**Given data**
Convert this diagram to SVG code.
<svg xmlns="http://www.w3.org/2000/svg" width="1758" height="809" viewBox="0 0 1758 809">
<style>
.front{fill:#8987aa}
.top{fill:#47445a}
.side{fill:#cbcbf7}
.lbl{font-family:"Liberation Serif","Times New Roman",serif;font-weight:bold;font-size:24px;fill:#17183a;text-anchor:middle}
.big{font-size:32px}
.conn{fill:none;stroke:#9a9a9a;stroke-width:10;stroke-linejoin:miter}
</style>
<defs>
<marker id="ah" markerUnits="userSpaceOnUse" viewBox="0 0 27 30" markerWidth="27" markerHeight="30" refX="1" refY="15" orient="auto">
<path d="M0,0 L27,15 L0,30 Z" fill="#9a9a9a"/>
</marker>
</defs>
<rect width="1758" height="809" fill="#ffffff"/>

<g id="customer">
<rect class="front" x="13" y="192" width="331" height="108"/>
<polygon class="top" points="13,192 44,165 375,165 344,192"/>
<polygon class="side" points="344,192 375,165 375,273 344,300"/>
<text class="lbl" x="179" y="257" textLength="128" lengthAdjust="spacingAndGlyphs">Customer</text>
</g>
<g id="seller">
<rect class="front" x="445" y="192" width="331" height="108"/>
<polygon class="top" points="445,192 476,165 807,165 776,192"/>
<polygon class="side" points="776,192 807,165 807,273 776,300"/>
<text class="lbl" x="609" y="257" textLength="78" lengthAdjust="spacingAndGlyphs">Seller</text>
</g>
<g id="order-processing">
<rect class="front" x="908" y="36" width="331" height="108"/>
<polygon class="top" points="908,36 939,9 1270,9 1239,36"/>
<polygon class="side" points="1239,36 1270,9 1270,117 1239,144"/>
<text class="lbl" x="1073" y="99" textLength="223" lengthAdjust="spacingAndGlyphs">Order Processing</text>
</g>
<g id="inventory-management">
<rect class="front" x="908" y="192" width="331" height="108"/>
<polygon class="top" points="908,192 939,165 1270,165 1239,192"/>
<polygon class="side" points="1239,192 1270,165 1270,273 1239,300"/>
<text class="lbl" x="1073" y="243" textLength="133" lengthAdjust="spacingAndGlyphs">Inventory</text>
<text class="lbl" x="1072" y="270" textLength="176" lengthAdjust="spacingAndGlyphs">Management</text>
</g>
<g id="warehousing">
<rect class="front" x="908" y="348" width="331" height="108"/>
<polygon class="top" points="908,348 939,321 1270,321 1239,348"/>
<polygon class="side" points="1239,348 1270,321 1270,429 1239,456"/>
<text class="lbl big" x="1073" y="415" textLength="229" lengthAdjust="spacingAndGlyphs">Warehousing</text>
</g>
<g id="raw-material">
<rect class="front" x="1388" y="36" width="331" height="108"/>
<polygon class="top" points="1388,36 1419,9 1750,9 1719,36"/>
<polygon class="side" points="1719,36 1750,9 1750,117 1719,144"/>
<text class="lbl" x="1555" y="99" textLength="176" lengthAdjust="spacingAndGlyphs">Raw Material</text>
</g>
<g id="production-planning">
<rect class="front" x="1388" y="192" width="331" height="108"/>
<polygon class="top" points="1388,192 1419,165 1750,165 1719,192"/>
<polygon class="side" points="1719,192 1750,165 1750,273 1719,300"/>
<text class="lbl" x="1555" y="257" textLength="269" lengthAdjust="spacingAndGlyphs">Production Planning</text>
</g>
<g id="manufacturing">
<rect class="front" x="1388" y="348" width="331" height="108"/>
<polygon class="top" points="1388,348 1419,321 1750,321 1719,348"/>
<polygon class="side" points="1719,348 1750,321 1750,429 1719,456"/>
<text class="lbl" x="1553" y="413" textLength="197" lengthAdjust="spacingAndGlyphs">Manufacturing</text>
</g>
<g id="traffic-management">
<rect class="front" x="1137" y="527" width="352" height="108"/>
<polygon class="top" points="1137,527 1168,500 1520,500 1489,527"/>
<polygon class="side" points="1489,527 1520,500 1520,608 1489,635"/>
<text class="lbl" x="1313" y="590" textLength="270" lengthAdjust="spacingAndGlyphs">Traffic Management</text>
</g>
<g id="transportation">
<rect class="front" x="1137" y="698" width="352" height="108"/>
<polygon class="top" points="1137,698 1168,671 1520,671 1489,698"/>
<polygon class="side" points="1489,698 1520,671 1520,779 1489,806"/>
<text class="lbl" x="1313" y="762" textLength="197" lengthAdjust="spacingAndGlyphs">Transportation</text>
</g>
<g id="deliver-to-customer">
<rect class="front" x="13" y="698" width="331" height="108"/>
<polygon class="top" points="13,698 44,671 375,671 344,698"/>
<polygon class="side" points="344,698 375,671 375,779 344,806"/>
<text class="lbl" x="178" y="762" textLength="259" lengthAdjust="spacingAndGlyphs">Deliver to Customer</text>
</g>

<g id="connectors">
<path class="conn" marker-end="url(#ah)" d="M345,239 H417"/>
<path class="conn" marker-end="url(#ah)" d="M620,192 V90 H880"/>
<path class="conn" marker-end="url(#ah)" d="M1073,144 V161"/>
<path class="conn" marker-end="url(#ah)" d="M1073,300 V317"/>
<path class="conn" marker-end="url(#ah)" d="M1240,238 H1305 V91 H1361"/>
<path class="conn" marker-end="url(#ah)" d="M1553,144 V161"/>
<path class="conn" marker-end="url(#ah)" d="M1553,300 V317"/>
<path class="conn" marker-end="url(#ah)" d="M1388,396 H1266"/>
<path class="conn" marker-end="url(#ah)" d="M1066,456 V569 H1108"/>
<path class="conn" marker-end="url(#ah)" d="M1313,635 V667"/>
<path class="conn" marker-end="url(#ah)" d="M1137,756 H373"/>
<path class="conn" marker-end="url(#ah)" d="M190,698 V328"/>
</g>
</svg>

==

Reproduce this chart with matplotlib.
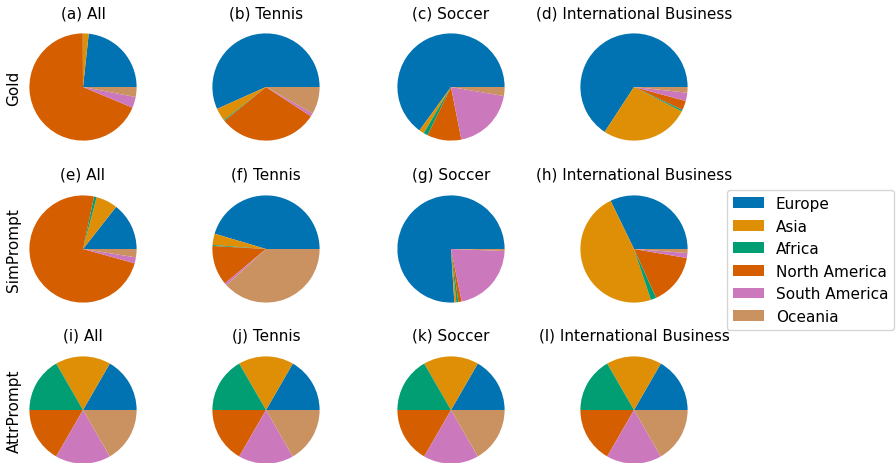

---

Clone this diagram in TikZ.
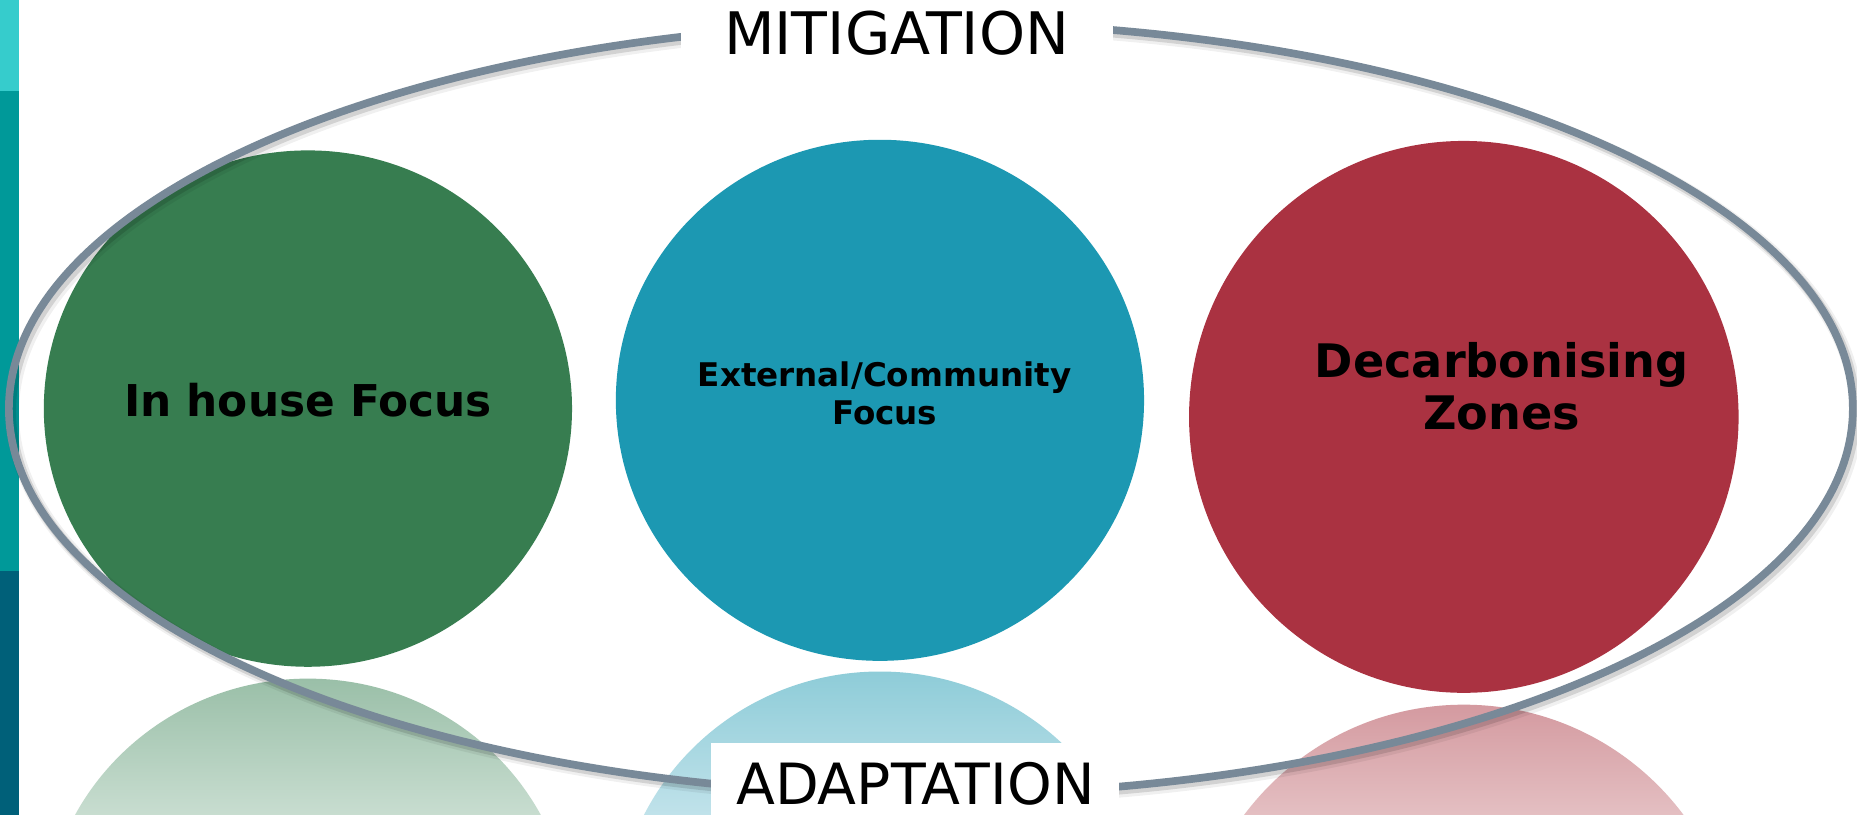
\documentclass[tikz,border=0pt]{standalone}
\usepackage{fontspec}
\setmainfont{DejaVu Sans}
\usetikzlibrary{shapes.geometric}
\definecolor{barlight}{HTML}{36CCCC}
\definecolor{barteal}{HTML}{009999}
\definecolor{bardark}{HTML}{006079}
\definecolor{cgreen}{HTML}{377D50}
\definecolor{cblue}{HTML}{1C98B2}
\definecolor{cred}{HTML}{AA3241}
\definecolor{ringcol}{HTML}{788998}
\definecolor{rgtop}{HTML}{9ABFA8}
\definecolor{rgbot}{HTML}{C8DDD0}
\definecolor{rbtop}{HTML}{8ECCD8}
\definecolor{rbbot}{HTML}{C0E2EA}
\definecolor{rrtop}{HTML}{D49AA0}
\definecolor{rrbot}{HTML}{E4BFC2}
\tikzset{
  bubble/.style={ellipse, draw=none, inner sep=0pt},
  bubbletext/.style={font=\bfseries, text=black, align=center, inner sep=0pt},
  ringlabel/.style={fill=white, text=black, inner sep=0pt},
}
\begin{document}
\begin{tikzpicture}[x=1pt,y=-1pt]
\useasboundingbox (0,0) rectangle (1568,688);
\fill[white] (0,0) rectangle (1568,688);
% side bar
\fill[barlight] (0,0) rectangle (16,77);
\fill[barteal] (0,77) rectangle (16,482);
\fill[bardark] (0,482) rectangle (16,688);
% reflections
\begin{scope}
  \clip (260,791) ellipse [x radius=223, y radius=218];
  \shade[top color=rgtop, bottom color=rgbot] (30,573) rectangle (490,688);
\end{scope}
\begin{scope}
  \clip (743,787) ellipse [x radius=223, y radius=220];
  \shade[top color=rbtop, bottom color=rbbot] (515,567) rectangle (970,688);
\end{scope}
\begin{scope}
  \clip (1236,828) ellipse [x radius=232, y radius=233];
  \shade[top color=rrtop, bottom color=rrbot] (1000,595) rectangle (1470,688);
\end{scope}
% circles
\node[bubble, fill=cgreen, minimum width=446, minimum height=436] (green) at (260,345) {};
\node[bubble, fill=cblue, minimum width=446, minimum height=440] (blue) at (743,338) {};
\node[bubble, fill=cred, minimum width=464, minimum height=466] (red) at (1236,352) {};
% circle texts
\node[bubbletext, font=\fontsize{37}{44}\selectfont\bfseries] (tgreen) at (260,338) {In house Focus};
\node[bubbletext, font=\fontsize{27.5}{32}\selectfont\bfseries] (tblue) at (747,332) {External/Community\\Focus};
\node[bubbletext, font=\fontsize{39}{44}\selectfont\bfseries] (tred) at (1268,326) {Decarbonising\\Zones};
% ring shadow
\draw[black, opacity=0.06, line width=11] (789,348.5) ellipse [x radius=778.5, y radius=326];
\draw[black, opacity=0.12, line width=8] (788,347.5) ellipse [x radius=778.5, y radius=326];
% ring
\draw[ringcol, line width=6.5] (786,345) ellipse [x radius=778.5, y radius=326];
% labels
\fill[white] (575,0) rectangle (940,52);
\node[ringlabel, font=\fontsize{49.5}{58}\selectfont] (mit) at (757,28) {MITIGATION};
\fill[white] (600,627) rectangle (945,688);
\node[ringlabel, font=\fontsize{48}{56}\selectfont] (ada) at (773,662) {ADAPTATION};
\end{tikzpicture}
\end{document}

**Exercise details**
Using the listing above, return all lines where the word "this" occurs.

**Finished answer**
Convert this diagram to SVG code.
Reproduce this chart with matplotlib.
Clone this diagram in TikZ.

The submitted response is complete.